Le plus marquant dans ce généreux ouvrage, est, comme le précise l'auteur lui-même, le parti pris d'évoquer et d'analyser
Flaubert en parlant de lui comme de son ami. Cette touche personnelle et intime, rend l'ensemble du dictionnaire extrêmement touchant, authentique, et donne une dimension plus profonde, comme si à présent, l'auteur était plus digne, plus qualifié pour appréhender la vie de
Flaubert.
Le plus choquant en revanche à mes yeux, c'est que la volonté du principal intéressé n'ait pas été respectée.
Flaubert avait pris l'habitude de brûler ses échanges épistolaires car il ne voulait surtout pas que ses écrits personnels puissent être lus après sa mort. L'ironie de la situation est troublante. Mais
Régis Jauffret use de ces précieux documents très respectueusement et s'attelle avec bienveillance à son décryptage. Il souhaite avant tout montrer la facette la plus humble, la plus naturelle, la plus humaine possible de
Flaubert. Nulle idée de "génie" ou de "dieu de la littérature" avec ses caprices et autres excentricités, souvent associées aux plus grands artistes. Jauffret préfère nous dépeindre
Flaubert dans son bain, au gré de ses réflexions et de ses plus simples moments de détente, comme tout un chacun. Aucune vantardise hasardeuse ou mise en avant prétentieuse. On découvre Gustave et non plus le grand écrivain
Flaubert.
L'auteur nous capte dès la toute première page, car il nous raconte
Flaubert comme il nous lirait un conte ou l'histoire passionnante d'un aventurier. On partage ses amourettes, ses mots doux, jusqu'à ses désirs de galipettes et autres gaudrioles. On découvre également des facettes bien peu reluisantes, voire même honteuses, qui ne le rendent évidemment que plus accessible et plus quelconque. Certaines révélations ne peuvent nous empêcher de ressentir de la déception, du dégoût. On dit qu'il ne faut surtout pas rencontrer nos idoles, ne pas apprendre à les connaître au-delà de leur talent qui nous a tant séduit, par crainte d'être affreusement déçu, voire écoeuré. Monsieur
Flaubert n'aura pas fait figure d'exception. Son manque de compassion à maints égards aura marqué pour beaucoup, l'idée que l'on se faisait de lui.

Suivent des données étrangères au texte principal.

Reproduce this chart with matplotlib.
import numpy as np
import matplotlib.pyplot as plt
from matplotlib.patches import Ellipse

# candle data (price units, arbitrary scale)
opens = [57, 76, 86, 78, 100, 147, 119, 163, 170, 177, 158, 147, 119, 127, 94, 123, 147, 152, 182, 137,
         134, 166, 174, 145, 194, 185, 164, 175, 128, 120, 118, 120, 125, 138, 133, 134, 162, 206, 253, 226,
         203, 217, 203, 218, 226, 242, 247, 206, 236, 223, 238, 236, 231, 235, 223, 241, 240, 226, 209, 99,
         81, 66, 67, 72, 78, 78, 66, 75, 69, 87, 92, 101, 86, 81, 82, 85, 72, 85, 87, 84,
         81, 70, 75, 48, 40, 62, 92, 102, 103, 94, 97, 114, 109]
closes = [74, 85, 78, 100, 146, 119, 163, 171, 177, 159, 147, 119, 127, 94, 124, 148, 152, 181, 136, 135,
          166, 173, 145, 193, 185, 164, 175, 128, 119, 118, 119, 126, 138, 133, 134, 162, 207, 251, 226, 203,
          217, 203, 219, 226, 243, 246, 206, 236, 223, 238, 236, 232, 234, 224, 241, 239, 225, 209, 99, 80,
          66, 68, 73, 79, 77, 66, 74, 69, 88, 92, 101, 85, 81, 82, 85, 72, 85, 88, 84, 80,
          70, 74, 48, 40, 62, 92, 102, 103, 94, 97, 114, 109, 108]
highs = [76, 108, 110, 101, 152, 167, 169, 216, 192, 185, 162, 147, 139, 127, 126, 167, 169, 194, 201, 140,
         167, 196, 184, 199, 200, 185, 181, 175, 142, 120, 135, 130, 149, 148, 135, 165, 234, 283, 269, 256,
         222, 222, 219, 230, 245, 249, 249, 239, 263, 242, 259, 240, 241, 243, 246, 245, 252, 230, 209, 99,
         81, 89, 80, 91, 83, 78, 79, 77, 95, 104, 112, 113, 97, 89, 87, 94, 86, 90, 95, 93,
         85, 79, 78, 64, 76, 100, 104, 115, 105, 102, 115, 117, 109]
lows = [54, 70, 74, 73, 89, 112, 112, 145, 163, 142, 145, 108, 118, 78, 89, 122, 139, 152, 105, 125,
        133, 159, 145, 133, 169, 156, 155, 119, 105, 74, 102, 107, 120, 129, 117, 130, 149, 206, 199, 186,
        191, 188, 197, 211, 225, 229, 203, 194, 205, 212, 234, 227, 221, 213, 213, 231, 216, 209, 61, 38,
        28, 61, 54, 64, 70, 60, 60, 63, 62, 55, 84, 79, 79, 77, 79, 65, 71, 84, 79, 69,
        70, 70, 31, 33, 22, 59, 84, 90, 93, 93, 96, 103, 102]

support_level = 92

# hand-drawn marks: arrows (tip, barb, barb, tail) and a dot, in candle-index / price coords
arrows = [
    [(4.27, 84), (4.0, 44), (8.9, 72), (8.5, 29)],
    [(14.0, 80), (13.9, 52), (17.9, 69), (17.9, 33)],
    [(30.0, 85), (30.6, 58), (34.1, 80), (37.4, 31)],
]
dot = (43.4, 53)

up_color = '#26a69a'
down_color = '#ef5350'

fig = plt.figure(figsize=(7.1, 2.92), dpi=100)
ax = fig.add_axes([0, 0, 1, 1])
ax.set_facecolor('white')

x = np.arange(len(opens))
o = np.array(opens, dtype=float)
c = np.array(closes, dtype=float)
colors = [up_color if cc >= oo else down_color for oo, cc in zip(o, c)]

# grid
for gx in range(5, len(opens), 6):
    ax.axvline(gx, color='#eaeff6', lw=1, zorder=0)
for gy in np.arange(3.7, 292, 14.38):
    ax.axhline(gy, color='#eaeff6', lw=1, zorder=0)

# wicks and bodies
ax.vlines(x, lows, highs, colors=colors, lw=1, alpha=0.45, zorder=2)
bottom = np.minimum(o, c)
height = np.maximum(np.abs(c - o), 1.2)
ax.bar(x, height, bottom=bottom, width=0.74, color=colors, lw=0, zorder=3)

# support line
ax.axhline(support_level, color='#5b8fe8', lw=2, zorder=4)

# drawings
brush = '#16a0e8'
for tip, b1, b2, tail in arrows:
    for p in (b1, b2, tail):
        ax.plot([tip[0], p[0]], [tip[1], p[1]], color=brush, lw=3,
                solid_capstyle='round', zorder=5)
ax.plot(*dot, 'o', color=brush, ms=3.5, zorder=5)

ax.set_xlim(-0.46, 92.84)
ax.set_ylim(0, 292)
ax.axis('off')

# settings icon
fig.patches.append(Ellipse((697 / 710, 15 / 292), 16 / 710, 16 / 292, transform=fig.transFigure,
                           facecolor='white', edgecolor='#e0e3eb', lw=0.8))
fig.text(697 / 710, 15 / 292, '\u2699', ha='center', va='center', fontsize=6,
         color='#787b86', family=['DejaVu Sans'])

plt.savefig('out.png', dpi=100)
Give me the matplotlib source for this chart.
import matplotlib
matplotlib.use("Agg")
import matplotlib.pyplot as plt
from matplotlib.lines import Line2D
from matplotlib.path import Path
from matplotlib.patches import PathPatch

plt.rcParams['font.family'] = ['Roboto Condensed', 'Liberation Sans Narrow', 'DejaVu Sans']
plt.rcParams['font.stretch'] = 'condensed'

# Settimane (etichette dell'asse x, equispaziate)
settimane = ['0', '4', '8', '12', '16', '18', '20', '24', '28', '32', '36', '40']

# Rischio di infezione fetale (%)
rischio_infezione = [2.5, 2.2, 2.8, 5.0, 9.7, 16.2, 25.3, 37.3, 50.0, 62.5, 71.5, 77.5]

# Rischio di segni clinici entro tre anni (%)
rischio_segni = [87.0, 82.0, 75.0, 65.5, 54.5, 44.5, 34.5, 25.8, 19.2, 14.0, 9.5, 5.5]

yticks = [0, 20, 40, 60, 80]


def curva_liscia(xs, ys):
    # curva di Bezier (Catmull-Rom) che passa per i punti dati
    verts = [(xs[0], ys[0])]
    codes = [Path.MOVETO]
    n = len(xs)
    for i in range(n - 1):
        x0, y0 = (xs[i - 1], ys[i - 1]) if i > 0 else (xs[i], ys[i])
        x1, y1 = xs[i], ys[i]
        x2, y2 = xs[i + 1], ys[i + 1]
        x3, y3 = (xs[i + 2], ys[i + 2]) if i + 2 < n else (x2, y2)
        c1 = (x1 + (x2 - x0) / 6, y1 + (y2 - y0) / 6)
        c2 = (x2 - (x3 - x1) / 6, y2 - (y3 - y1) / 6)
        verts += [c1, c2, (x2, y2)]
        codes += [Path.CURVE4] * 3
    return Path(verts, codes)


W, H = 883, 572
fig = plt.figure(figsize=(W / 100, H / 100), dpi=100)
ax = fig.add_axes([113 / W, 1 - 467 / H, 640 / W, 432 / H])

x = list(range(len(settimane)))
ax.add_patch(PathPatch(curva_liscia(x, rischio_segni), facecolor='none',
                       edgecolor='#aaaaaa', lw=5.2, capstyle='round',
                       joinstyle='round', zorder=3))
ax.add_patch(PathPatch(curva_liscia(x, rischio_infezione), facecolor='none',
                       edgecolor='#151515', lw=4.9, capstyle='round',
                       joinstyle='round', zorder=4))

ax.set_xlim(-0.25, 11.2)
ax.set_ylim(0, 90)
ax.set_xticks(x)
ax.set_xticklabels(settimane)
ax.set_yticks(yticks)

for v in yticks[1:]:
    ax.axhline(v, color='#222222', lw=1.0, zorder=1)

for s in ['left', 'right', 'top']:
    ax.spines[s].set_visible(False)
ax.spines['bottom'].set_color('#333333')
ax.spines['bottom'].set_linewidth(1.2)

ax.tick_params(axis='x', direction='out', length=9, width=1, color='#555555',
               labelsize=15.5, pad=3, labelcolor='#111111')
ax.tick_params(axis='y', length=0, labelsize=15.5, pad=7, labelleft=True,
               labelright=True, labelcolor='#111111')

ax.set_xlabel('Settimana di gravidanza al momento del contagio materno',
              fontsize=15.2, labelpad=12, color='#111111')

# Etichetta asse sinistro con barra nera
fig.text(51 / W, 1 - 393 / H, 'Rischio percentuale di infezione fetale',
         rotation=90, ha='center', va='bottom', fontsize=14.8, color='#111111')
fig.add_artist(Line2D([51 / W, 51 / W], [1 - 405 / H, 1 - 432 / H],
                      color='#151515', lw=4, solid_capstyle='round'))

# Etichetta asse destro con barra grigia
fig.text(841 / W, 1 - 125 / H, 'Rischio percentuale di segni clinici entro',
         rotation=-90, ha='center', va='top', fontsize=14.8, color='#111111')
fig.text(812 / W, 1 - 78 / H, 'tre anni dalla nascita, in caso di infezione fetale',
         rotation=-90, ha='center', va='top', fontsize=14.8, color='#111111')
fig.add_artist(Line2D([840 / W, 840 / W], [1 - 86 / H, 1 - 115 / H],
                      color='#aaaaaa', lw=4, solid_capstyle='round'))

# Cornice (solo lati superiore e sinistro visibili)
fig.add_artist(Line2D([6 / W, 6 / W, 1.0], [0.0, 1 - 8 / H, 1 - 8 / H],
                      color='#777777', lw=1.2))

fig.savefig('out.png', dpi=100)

Le plus curieux peut-être, c'est que
Flaubert était sans cesse contradictoire. Ses opinions, ses dires, tout finissait par s'inverser et ses actes ne correspondaient que bien peu à ses paroles. Il semblait parfois qu'il n'était pas parvenu à se connaître lui-même. Il reste de lui qu'il était un être complexe, hanté par certaines idées, certaines pensées qui ne le quittèrent jamais. Sa famille, ses proches, ont joué tour à tour un rôle décisif tout au long de sa courte vie. Si seulement il avait vécu un siècle plus tard, nous aurions pu profiter de son talent bien plus longtemps, et lui, aurait peut-être pu exorciser ses démons et vivre plus détaché et plus serein.
Régis Jauffret excelle avec cet ouvrage. Les passages où il ajoute ses pensées et ses anecdotes personnelles sont irrésistibles. J'ai lu plusieurs des Dictionnaires amoureux, et celui-ci est de loin mon favori !
Je convie tous les amoureux de
Flaubert ainsi que ceux qui ne l'ont pas encore lu à dévorer ces pages. C'est drôle, touchant, surprenant et passionnant.